Whatever it means, I don’t want you or your life to end with my death. You are too wonderful a person not to share yourself with others you love, be they young ladies, or cats, even — just? — friends.
Love and live. And take the robot cat — I call him Fuzzy — with you as a reminder of my eternal love.
Evan sat there a long time, reading the letter again and again. He only came out of it as Fuzzy started gently headbutting his ankle.
Reaching down, he petted Fuzzy’s head. “I guess,” Evan said. “I’ve been an idiot. And it took Ellie to show me that. As it usually did. And maybe, just maybe, she’s right.”
He made himself a good Christmas dinner, and sat on the sofa, petting Fuzzy.
There was this place where they refueled that he’d heard rumors was having a stray cat problem. Of course, when that news had gone out it probably meant every cat lover in the Galaxy was headed that way. By the time he got there there might be none. But it was worth a try. And till then he had Fuzzy.

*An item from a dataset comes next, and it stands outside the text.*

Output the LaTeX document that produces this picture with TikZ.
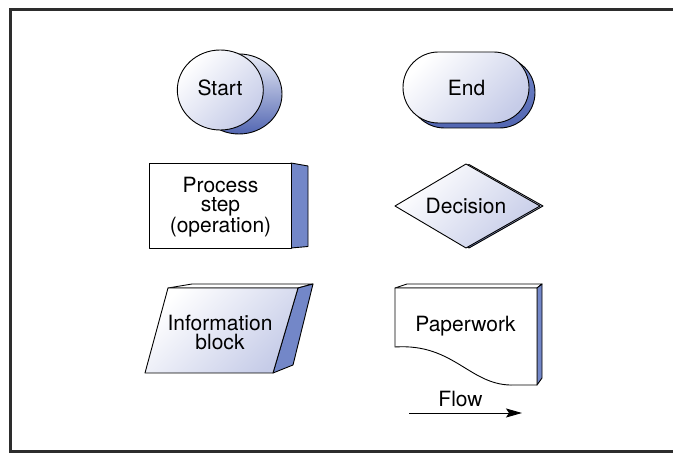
\documentclass[tikz,border=0pt]{standalone}
\usepackage{fontspec}
\setmainfont{TeX Gyre Heros}
\usetikzlibrary{arrows.meta}
\definecolor{lav}{RGB}{198,204,232}
\definecolor{sideblue}{RGB}{115,135,200}
\definecolor{deepblue}{RGB}{82,102,178}
\definecolor{paleblue}{RGB}{232,235,246}
\definecolor{framegray}{RGB}{45,45,45}
\begin{document}
\begin{tikzpicture}[x=1pt,y=-1pt,
  outline/.style={draw=black,line width=0.9pt,line join=round},
  frontshade/.style={outline,top color=white,bottom color=lav,shading angle=45},
  backshade/.style={outline,top color=paleblue,bottom color=deepblue},
  sideface/.style={outline,fill=sideblue},
  plain/.style={outline,fill=white},
  lbl/.style={font=\fontsize{21}{19}\selectfont,align=center,inner sep=0pt},
  flowarrow/.style={line width=0.9pt,-{Stealth[length=16pt,width=9pt,inset=3pt]}}
]
\useasboundingbox (0,0) rectangle (673,454);
\clip (0,0) rectangle (673,454);
\fill[white] (0,0) rectangle (673,454);
\draw[framegray,line width=3pt] (690,9.5) -- (10.5,9.5) -- (10.5,452) -- (690,452);

% Start
\draw[backshade] (239,94) ellipse [x radius=43pt,y radius=40pt];
\draw[frontshade] (220.3,90) ellipse [x radius=43pt,y radius=40pt];
\node[lbl,anchor=base] (start) at (220,95.5) {Start};

% End
\draw[outline,top color=sideblue,bottom color=deepblue,rounded corners=35.5pt] (409,57) rectangle (535,128);
\draw[frontshade,rounded corners=35.5pt] (403,52) rectangle (529,123);
\node[lbl,anchor=base] (end) at (466.5,95.5) {End};

% Process
\draw[sideface] (291,163) -- (308,166) -- (308,246.5) -- (291,248) -- cycle;
\draw[plain] (149,163) rectangle (291,248);
\node[lbl] (process) at (220.5,207.5) {Process\\step\\(operation)};

% Decision
\draw[outline,top color=white,bottom color=sideblue] (398,206) -- (469,164.5) -- (543,206) -- (469,248) -- cycle;
\draw[frontshade] (395,206) -- (466,164) -- (540,206) -- (466,248) -- cycle;
\node[lbl,anchor=base] (decision) at (466,214) {Decision};

% Information block
\draw[plain] (168,288) -- (192,284) -- (313,284) -- (298,288) -- cycle;
\draw[sideface] (298,288) -- (313,284) -- (293,365) -- (273,373) -- cycle;
\draw[frontshade] (168,288) -- (298,288) -- (273,373) -- (145,373) -- cycle;
\node[lbl] (info) at (220,332) {Information\\block};

% Paperwork
\draw[plain] (395,288) -- (407,284) -- (542,284) -- (537,288) -- cycle;
\draw[sideface] (537,288) -- (542,284) -- (542,378) -- (537,385) -- cycle;
\draw[plain] (395,288) -- (537,288) -- (537,385) -- (515,385) .. controls (470,387) and (455,343) .. (395,347) -- cycle;
\node[lbl,anchor=base] (paper) at (465.5,332) {Paperwork};

% Flow
\coordinate (flowA) at (409,413);
\coordinate (flowB) at (522,413);
\draw[flowarrow] (flowA) -- (flowB);
\node[lbl,anchor=base] (flow) at (460.5,406.5) {Flow};
\end{tikzpicture}
\end{document}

He ran his hand through the unbelievably soft fur, as it dawned on him: Ellie might be gone, but she’d said her love was eternal. And it was. She’d loved him enough to plan on his having company after she was gone. And she’d sacrificed a favorite jacket to make the little bot fuzzy.
“Thank you, Ellie,” he said, and felt as though she’d heard. Felt as though she was smiling in his mind.
It still seemed sacrilege to think of maybe finding someone else, but there was a sort of informal bulletin board for people in his situation. Maybe there was a nice lady out there without a companion to fly with.
Fuzzy headbutted him again. In his green eyes, Evan saw the reflection of all his Christmases with Ellie, all the love and devotion she’d poured on him. She’d made him Fuzzy even as she was dying.
He would never dishonor her by throwing her gift back in her face.
“I promise,” he said. “Life will go on. There will be another kitten. There will be another wife, or maybe just a good friend. And I’ll keep Fuzzy. Wherever I go, Ellie, I will take him with me as a proof of your love. What you did showed me how much you cared. I cannot throw away what you held valuable. Even if it is myself.”
As though he understood, Fuzzy purred and turned upside down for a belly rub.